O globo, n. 31933, 10/01/2021. País, p. 8

 

Cargo no governo gera conflitos de interesse a Oliveira no TCU

Leandro Prazeres

10/01/2021

 

 

Suspeição do ministro foi pedida em caso de privatização de estatal

O pedido de suspeição do novo ministro do Tribunal de Contas da União (TCU), Jorge Oliveira, em um processo sobre a privatização de uma empresa estatal lançou luz sobre possíveis conflitos de interesse que o antigo titular da Secretaria Geral da Presidência no governo de Jair Bolsonaro poderá enfrentar na nova função. Oliveira herdou os processos da atual presidente do órgão, Ana Arraes, e terá sob sua responsabilidade casos envolvendo privatizações de estatais de interesse do exchefe no Executivo e investigações sobre o papel do governo federal em casos como o apagão no Amapá. Nesta semana, a associação de funcionários do Centro Nacional de Tecnologia Eletrônica Avançada (Ceitec) fez um pedido de suspeição em relação a Oliveira, relator do processo que avalia a privatização do órgão, determinada pelo governo federal durante a gestão Bolsonaro. Segundo o porta-voz da entidade, Júlio Leão Júnior, Oliveira seria amigo do presidente e teria dado pareceres favoráveis à privatização do Ceitec, única empresa brasileira capaz de produzir chips.

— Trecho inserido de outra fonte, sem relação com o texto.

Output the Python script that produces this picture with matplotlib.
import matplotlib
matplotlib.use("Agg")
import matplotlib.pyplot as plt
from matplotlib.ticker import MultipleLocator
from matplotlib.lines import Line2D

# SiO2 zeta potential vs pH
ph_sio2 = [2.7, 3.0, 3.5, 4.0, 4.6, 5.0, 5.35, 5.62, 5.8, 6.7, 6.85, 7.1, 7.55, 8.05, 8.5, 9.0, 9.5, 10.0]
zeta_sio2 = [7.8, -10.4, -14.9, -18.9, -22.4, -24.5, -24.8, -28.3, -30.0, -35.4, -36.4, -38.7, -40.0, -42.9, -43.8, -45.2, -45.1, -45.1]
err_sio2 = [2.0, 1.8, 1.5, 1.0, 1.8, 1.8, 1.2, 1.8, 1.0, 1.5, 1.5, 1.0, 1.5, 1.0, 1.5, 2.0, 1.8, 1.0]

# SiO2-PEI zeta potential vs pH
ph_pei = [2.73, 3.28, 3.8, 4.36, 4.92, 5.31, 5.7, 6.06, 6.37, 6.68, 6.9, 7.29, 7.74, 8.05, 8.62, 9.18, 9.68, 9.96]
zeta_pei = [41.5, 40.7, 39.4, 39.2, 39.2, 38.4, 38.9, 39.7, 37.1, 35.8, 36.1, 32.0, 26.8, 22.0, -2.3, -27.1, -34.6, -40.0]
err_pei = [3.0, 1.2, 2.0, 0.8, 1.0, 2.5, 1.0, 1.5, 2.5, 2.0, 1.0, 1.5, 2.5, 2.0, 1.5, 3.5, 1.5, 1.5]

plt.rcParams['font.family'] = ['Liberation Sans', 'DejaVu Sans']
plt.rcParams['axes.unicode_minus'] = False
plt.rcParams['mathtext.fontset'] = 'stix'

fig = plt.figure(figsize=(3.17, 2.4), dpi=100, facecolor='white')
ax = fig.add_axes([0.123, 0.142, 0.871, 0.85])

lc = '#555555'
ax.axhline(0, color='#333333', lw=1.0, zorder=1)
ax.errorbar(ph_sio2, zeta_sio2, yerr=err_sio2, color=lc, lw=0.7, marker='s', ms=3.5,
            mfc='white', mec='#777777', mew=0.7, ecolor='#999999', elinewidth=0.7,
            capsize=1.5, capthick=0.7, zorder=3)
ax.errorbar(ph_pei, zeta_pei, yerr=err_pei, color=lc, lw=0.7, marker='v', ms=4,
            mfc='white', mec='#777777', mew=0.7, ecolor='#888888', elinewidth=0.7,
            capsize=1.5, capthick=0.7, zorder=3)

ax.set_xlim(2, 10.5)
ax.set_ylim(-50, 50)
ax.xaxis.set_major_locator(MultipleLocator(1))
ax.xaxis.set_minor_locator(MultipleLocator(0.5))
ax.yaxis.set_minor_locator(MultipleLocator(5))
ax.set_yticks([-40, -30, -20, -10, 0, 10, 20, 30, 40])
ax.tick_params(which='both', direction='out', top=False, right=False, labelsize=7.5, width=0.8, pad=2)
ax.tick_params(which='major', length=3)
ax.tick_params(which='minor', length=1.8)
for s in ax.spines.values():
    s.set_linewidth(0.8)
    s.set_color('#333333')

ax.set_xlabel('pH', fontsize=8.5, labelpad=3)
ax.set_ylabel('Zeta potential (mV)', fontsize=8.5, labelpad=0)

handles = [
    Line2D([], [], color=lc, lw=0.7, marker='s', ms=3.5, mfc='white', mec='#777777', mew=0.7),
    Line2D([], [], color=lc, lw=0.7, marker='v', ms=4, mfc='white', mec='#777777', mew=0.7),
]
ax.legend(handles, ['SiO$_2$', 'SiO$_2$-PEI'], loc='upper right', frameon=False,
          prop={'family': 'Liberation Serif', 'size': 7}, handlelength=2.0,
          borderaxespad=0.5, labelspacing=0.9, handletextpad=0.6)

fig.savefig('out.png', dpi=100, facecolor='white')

— Não seria adequado que alguém com esse nível de envolvimento no assunto fosse responsável por relatar e se posicionar sobre o caso. Que independência ele teria para ir contra um ato que, lá atrás, ele mesmo já defendeu? — afirmou o porta-voz. O pedido ainda não foi apreciado pelo tribunal, que está em recesso. Oliveira chefiou a Subsecretaria de Assuntos Jurídicos (SAJ) e também comandou a Secretaria-Geral da Presidência da República antes de assumir a vaga no TCU. Na SAJ, ele era responsável por avaliar a legalidade das iniciativas do presidente como decretos, medidas provisórias e projetos de lei de iniciativa do Executivo. Nessa posição, Oliveira participou, direta ou indiretamente, dos principais projetos do governo. Além disso, era visto como um dos ministros mais próximos a Bolsonaro. Além do processo envolvendo o Ceitec, Oliveira herdou a relatoria de um outro caso sobre a atuação do Banco Nacional de Desenvolvimento Econômico e Social (BNDES) na desestatização  de uma estatal, a Empresa de Trens Urbanos de Porto Alegre (Trensurb).

Ele também será o relator das ações do Ministério da Economia, como em casos envolvendo as secretarias de desburocratização e desestatização, e do Ministério do Desenvolvimento Regional. Outra ação relatada por Oliveira é o acompanhamento sobre medidas emergenciais para enfrentamento da Covid-19  tomadas pelo governo federal em relação às empresas do setor elétrico. Em abril do ano passado, quando Oliveira ainda era ministro, o governo editou medida provisória para socorrer o setor em meio ao início da pandemia. O ministro também vai relatar um caso sobre a atuação do governo e da Agência Nacional de Energia Elétrica (Aneel) no apagão ocorrido no Amapá, no fim de 2020.

Ao GLOBO, um advogado sócio de um escritório que atua majoritariamente em casos no TCU disse que eventuais pedidos de suspeição contra Jorge Oliveira terão de ser analisados caso a caso. O argumento relativo à suposta amizade entre ele e Bolsonaro tende a não ser acolhido pelos colegas do tribunal. Por outro lado, a atuação central de Oliveira na chamada “cozinha” do governo pode representar “empecilho” em alguns casos. Procurado, Oliveira não retornou os contatos do GLOBO.